Jobs, economy drive fight to keep facilities open
by Dave Reynolds, Inclusion Daily Express
June 18, 2001

This article is reproduced here under special arrangement with Inclusion Daily Express Email News Service.

INDIANAPOLIS, INDIANA--Parents of institution residents, employees and community members joined forces last week in an attempt to persuade lawmakers to keep two institutions from closing.

Governor Frank O'Bannon announced in April that the state would be closing institutions and moving the residents into homes in the community. The plan calls for the closure of Muscatatuck State Developmental Center, an institution housing about 270 people with developmental disabilities, by the end of 2003. The moves to the community would be guided by person-centered planning.

The Indianapolis Star reported that on Tuesday a group of about 80 people gathered at the Statehouse to protest the closure of Muscatatuck and Madison State Hospital which houses people with "mental illness and mental handicaps".

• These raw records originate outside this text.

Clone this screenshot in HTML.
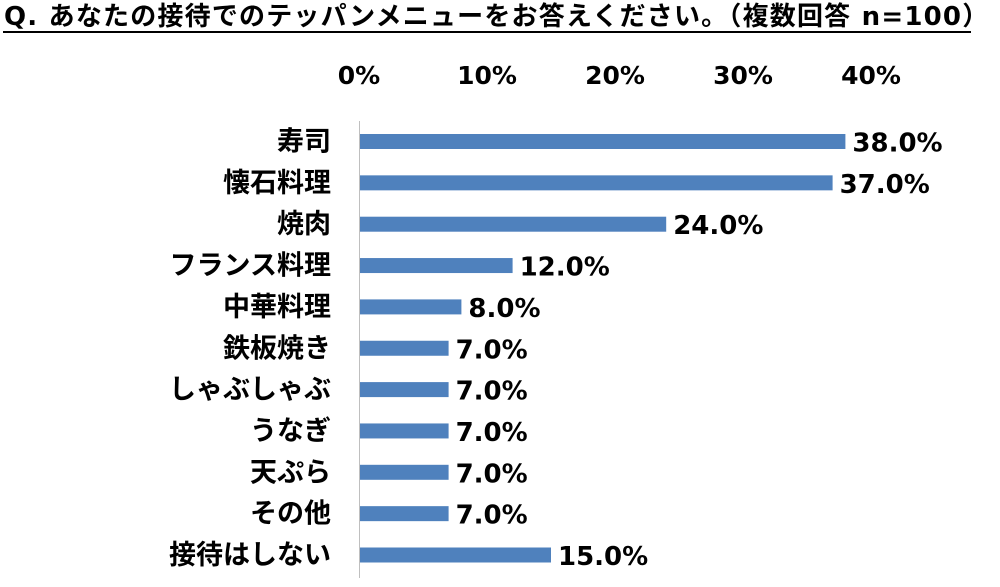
<!DOCTYPE html>
<html><head><meta charset="utf-8">
<style>
html,body{margin:0;padding:0;background:#fff;}
body{width:1000px;height:587px;position:relative;overflow:hidden;font-family:"DejaVu Sans","Noto Sans CJK JP",sans-serif;}
#title{position:absolute;left:4px;top:-4px;font-size:26px;font-weight:bold;color:#000;white-space:nowrap;letter-spacing:1.2px;}
#title-rule{position:absolute;left:3px;top:31px;width:968px;height:2px;background:#000;}
svg{position:absolute;left:0;top:0;}
svg text{font-family:"DejaVu Sans","Noto Sans CJK JP",sans-serif;font-weight:bold;fill:#000;}
</style></head>
<body>
<div id="title">Q. あなたの接待でのテッパンメニューをお答えください。（複数回答 n=100）</div>
<div id="title-rule"></div>
<svg id="chart" width="1000" height="587"></svg>
<script>
const categories=["寿司","懐石料理","焼肉","フランス料理","中華料理","鉄板焼き","しゃぶしゃぶ","うなぎ","天ぷら","その他","接待はしない"];
const values=[38,37,24,12,8,7,7,7,7,7,15];
const tickValues=[0,10,20,30,40];
const tickLabels=["0%","10%","20%","30%","40%"];
const NS="http://www.w3.org/2000/svg";
const svg=document.getElementById('chart');
const x0=359,pxPer=12.8,y0=141.5,step=41.35,bh=15;
const xs=v=>x0+v*pxPer;
const ys=i=>y0+i*step;
function mk(t,a){const e=document.createElementNS(NS,t);for(const k in a)e.setAttribute(k,a[k]);svg.appendChild(e);return e;}
tickValues.forEach((v,i)=>{
  const t=mk('text',{x:xs(v),y:84,'text-anchor':'middle','font-size':25});
  t.textContent=tickLabels[i];
  
  
});
const ax=mk('line',{x1:x0+0.5,x2:x0+0.5,y1:121,y2:578,stroke:'#bfbfbf','stroke-width':1});


categories.forEach((c,i)=>{
  const y=ys(i);
  const r=mk('rect',{x:x0+1,y:y-bh/2,width:xs(values[i])-x0-1,height:bh,fill:'#4f81bd'});
  
  
  const l=mk('text',{x:331,y:y+9,'text-anchor':'end','font-size':27});
  l.textContent=c;
  
  
  const v=mk('text',{x:xs(values[i])+7,y:y+10,'font-size':26});
  v.textContent=values[i].toFixed(1)+'%';
  
  
});
</script>
</body></html>
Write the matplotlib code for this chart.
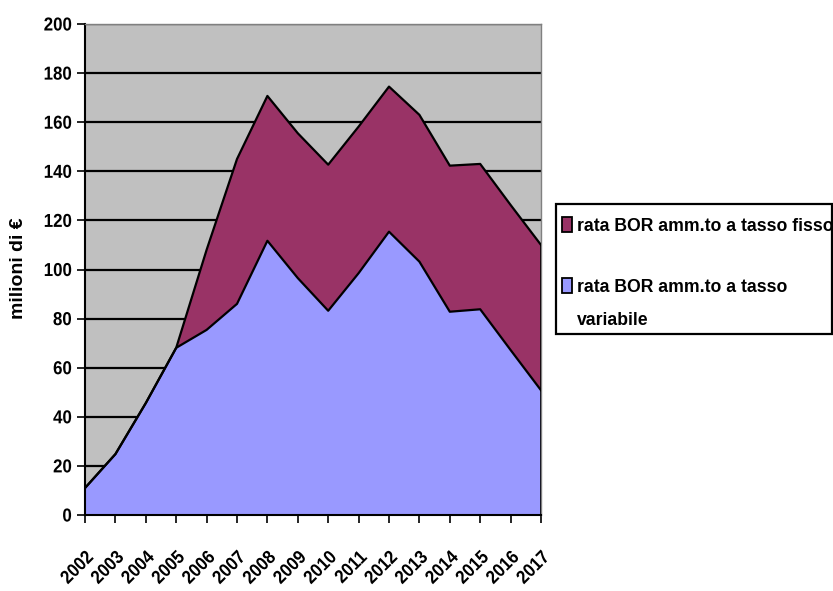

The rally was organized by members of the employees union, who fear the closures will mean they will lose their jobs. The two facilities together employ about 500 direct-care staff members, many of whom are second and third generation employees.

The mayors of two towns near the facilities also presented the governor's office with 13,000 signatures from community members who do not want the institutions closed. They say they are concerned about the economic impact the closures would have on their towns. Muscatatuck is the largest employer in its area.

The union members were joined by parents of people living at the institutions, who claimed they are worried that their family members will not be safe in the community.

No mention was made in the Star article about the opinions of the people who live in either facility.

The decision to close Muscatatuck came after years of documented physical, sexual and verbal abuse of residents by staff members, and lost federal Medicaid funding because of poor care and treatment. State officials and the U.S. Department of Justice agreed to the closures at the end of last year.